In a scenario where brands are keen to be prudent with spends, rationalizing distribution and sales strategy are imperative to maximize performance of brands in the last mile to the consumer. In an effort to break down this formidable task into actionable steps, we have evolved a four-step guide to maximize efficiency.
The ‘Path to Performance’ includes:
- Right Store
Numbers show that a staggering 60% of Fast Moving Consumer Goods (FMCG) sales can be influenced at the store level. In fact, 30% of FMCG stores account for 80% of sales. Since presence at every store is financially unviable, the right store choice is the first step towards efficiency. A meta-analysis across 15 categories and 155 brands reveals that overall sales effectiveness is primarily driven by availability and visibility. This includes whether stores are covered directly or not, whether the right assortment is present, the frequency of servicing the store, and the actual visibility of products. Says Vijay Udasi, Executive Director, Sales Effectiveness Practice lead at Nielsen India, “Among various levers at your disposal to drive strong in-market performance, reaching the right store is on top of the heap. I would go as far as to say that reaching the right stores is half your job done. Needless to say, reaching these right stores directly, and with adequate servicing levels will go a long way in driving sales, growth and incremental share.”

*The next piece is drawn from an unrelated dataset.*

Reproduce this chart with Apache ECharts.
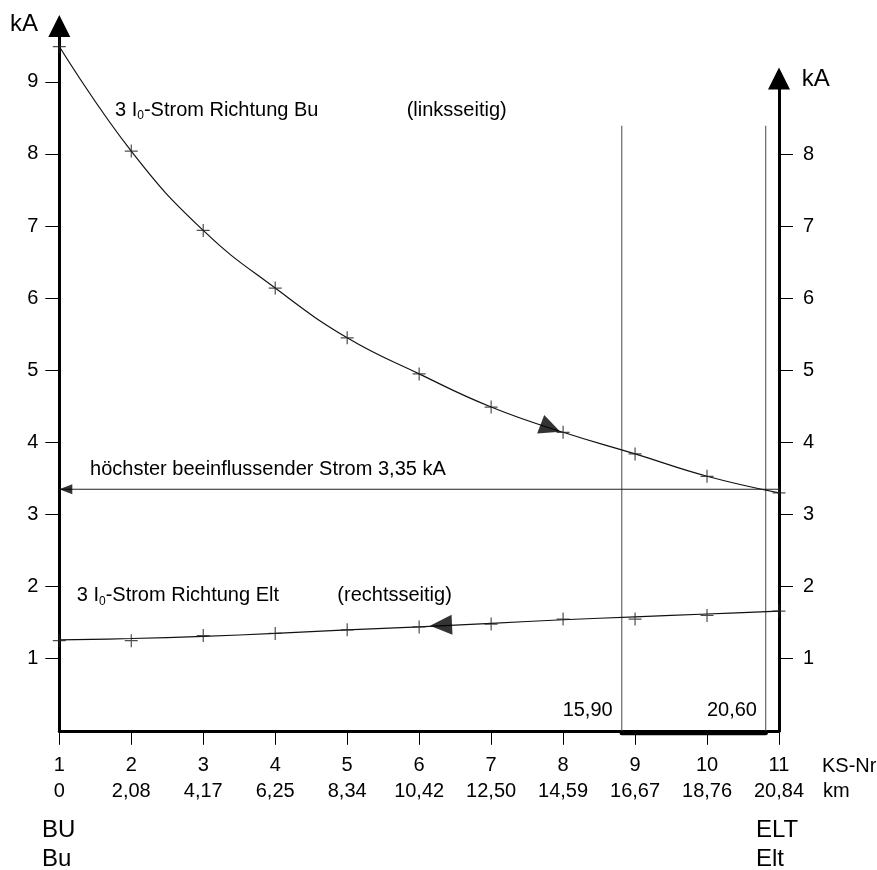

Right stores are coveted by all brands and therefore have four times higher assortment than average. Says Udasi, “How much and what we place in the right stores is a critical decision and gives the right outcome in terms of sales increase.” Our figures show that even an increase of a single Stock Keeping Unit (SKU) across stores can trigger an uplift of 9%. In order to maximize gains, the choice of additional SKUs must be right.
Servicing is the third key imperative to sales strategy. A study of servicing across competing brands revealed the insight, that for stores, it is not just servicing levels that matter, but relative servicing, compared to competition. According to the study across 155 brands, in stores where servicing levels were lower than competition, the brands performed to 81% of their average. However, in stores where the relative servicing of the brands was higher than competition, the share of these brands was 1.2 times the national average.
Visibility is another key parameter for maximising efficiency in sales. To supplement the main analysis, a test was conducted across 18 brands to study visibility, location and accessibility in store. The results were then compared to sales figures to reveal a pattern. Placing merchandise above eye level, placement relative to the counter, and in case of impulse categories – placing the shelf and product outside the store, resulted in incremental sales.
Vijay Udasi adds, “The statistics that emerged across our studies are particularly telling, because they expose the considerable headroom that exists, to drive significant growth in sales, by optimizing in-market execution.” Reaching the right stores can potentially give us a 33% increase in sales; being there with the assortment desired by the consumer can give brands incremental sales of 15%, and improved relative servicing can help increase share in these stores by 1.2 times. Finally, having the right placement and visibility of products can yield an additional 15-30% of incremental sales.
With market dynamics changing and brands flooding stores, wisdom dictates maximising this crucial last leg of execution to stay ahead.